The Brutalist art style used to create the world is refreshingly simple, maintaining a pleasing and colorful retro aesthetic. With simple shapes and minimal textures, it never attempts to go for photo-realism yet somehow creates a world just as fascinating as any BioShock game. In the opening moments of the game there is a lot of backstory literally written on the walls, and the walls are routinely loaded with screens and posters that immerse you in this not-so-distant future and corporate culture. I was surprised to see a lack of support for 1440p or 2160p resolution even though this particular art style wouldn’t have benefited from it. The game ran flawlessly smooth at 1080p
When it comes down to tech and performance there were a few observations I had between the Xbox One version and the PC, but nothing as drastic as to justify separate reviews or scores. Playing on the Xbox One X I noticed some framerate drops and excessive motion blur when spinning the camera from side to side. The controls were also overly sensitive making it hard to place the cursor on smaller objects like books and it was nearly impossible to scroll through emails. All of these issues seem to resolve themselves when I switched to the PC version that offered a lot more settings to dial in the perfect experience for a wide range of PC’s. While the PC admittedly offers a noticeable improved experience, I can’t help but feel this was exaggerated by me playing the Xbox version first. Unless you are doing side-by-side comparisons most gamers will never know the difference, and the Xbox is perfectly fine. The game is just so much fun I want you to play it on whatever system you have available.
The sound design is exceptional with some truly creepy music that reminded me of some early John Carpenter scores, and the sound effects were equally as good and perfectly placed in a spatial sound design that immersed you in the environment. Early in the game there are these hanging light fixtures that are swaying in the breeze creating this haunting wind chime effect. The voice acting talent really steals the show though. The character of Amber has so many lines of dialogue and she continually goes off on tangents or makes weird jokes. The only small issue I had was near the end of the game where she seemed to get stuck on this one line of dialogue about “smelling flowers”. And kudos to the designers for maintaining a complete transcript of all dialogue, so I could go back and refresh my memory on previous conversations.
The Bradwell Conspiracy is an awesome game that comes at the perfect time. In this age of countless shooters, brawlers, and high-energy action titles I can’t tell you just how refreshing it was to sit back and explore and solve puzzles. It was like reliving the days of Myst back in the 90’s and just as satisfying; especially on some of the brainteasers found in the later chapters of the game – I’m looking at you Energy Cell #3 laser puzzle. You’ll get that reference after you play the game.

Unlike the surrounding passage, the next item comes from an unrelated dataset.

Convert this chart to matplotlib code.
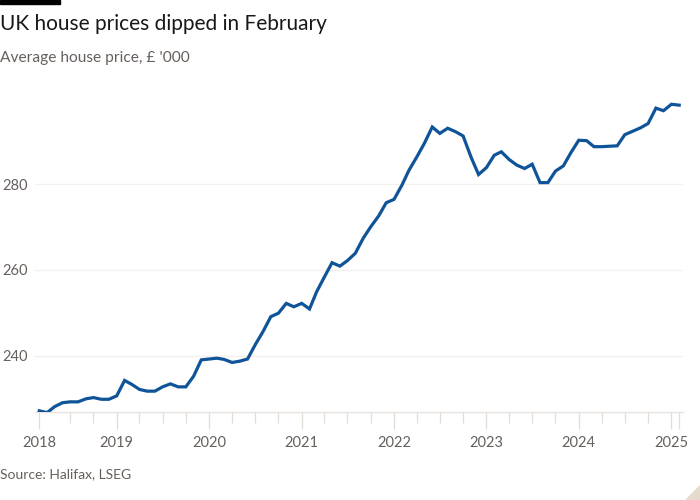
import numpy as np
import pandas as pd
import matplotlib
matplotlib.use("Agg")
import matplotlib.pyplot as plt
import matplotlib.dates as mdates
from matplotlib.patches import Polygon, Rectangle

# Halifax average house price, £'000, monthly Mar 2018 - Feb 2025
start_month = "2018-03"
prices = [
    227.1, 226.7, 228.1, 229.0, 229.2, 229.2, 229.9, 230.2, 229.8, 229.8,
    230.6, 234.2, 233.3, 232.1, 231.7, 231.7, 232.7, 233.4, 232.7, 232.7, 235.2, 239.0,
    239.2, 239.4, 239.1, 238.4, 238.7, 239.2, 242.5, 245.6, 249.1, 249.9, 252.2, 251.4,
    252.2, 250.9, 254.9, 258.4, 261.7, 260.9, 262.2, 263.9, 267.4, 270.1, 272.6, 275.7,
    276.5, 279.8, 283.3, 286.4, 289.6, 293.4, 291.9, 293.1, 292.3, 291.3, 286.4, 282.3,
    283.9, 286.8, 287.6, 285.8, 284.5, 283.7, 284.7, 280.4, 280.4, 283.1, 284.3, 287.4,
    290.3, 290.2, 288.8, 288.8, 288.9, 289.0, 291.6, 292.4, 293.2, 294.2, 297.8, 297.2,
    298.7, 298.5,
]
year_labels = ["2018", "2019", "2020", "2021", "2022", "2023", "2024", "2025"]
y_ticks = [240, 260, 280]

title = "UK house prices dipped in February"
subtitle = "Average house price, £ '000"
source = "Source: Halifax, LSEG"

dates = pd.date_range(start_month, periods=len(prices), freq="MS")

plt.rcParams["font.family"] = ["Lato", "DejaVu Sans"]
grey = "#66605c"
line_col = "#0f5499"

fig = plt.figure(figsize=(7, 5), dpi=100, facecolor="white")
ax = fig.add_axes([35 / 700, 1 - 411.7 / 500, (683 - 35) / 700, (411.7 - 100) / 500])
ax.set_facecolor("white")

ax.plot(dates, prices, color=line_col, lw=2.3, solid_joinstyle="miter", zorder=3)

ax.set_xlim(dates[0] - pd.Timedelta(days=17), dates[-1] + pd.Timedelta(days=15))
ax.set_ylim(226.9, 299.7)

# major ticks: first point labelled 2018, then every January, plus the end
major = [dates[0]] + [pd.Timestamp(f"{y}-01-01") for y in year_labels[1:]] + [dates[-1]]
ax.set_xticks(major)
ax.set_xticklabels(year_labels + [""])
minor = [d for d in pd.date_range("2018-07-01", dates[-1], freq="QS-JAN") if d.month != 1]
ax.set_xticks(minor, minor=True)
ax.tick_params(axis="x", which="major", length=12.5, width=0.9, color="#e3ddd8",
               labelcolor=grey, labelsize=10.5, pad=5)
ax.tick_params(axis="x", which="minor", length=8, width=0.9, color="#e3ddd8")

ax.set_yticks(y_ticks)
ax.tick_params(axis="y", length=0, labelcolor=grey, labelsize=10.5, pad=5)
ax.grid(axis="y", color="#f3efeb", lw=0.9, zorder=0)

for s in ["top", "right", "left"]:
    ax.spines[s].set_visible(False)
ax.spines["bottom"].set_color("#e8e3df")
ax.spines["bottom"].set_linewidth(1)

fig.text(0, 1 - 24 / 500, title, fontsize=15, color="#1a1817", va="center", ha="left")
fig.text(0, 1 - 58 / 500, subtitle, fontsize=11.2, color=grey, va="center", ha="left")
fig.text(0, 1 - 474 / 500, source, fontsize=10, color=grey, va="center", ha="left")

fig.patches.append(Rectangle((0, 1 - 4 / 500), 60 / 700, 4 / 500, transform=fig.transFigure,
                             color="black", zorder=5))
fig.patches.append(Polygon([(1, 0), (1, 14 / 500), (1 - 14 / 700, 0)], closed=True,
                           transform=fig.transFigure, color="#e6d9ce", zorder=5))

fig.savefig("out.png", dpi=100, facecolor="white")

Expect 6-8 hours of gameplay based on how good you are at solving logic puzzles, and since the game is fairly linear there is little incentive to replay unless you need to find missing collectibles to earn those achievements. I ended my first game with 90% of emails and voice recordings, and 70% of book covers, but as much as I loved this game I felt no immediate desire to replay the entire game to find them, although knowing the solutions to the puzzles and the primary path through the game should cut several hours off the play time.
If you have any love of the adventure genre; especially classic adventures from the 90’s then I highly recommend The Bradwell Conspiracy. It’s full of exploration, great puzzles, fun dialogue, and an interesting story that manages to offer up a sinister twist. It doesn’t really matter which system you play The Bradwell Conspiracy on; just make sure you play it.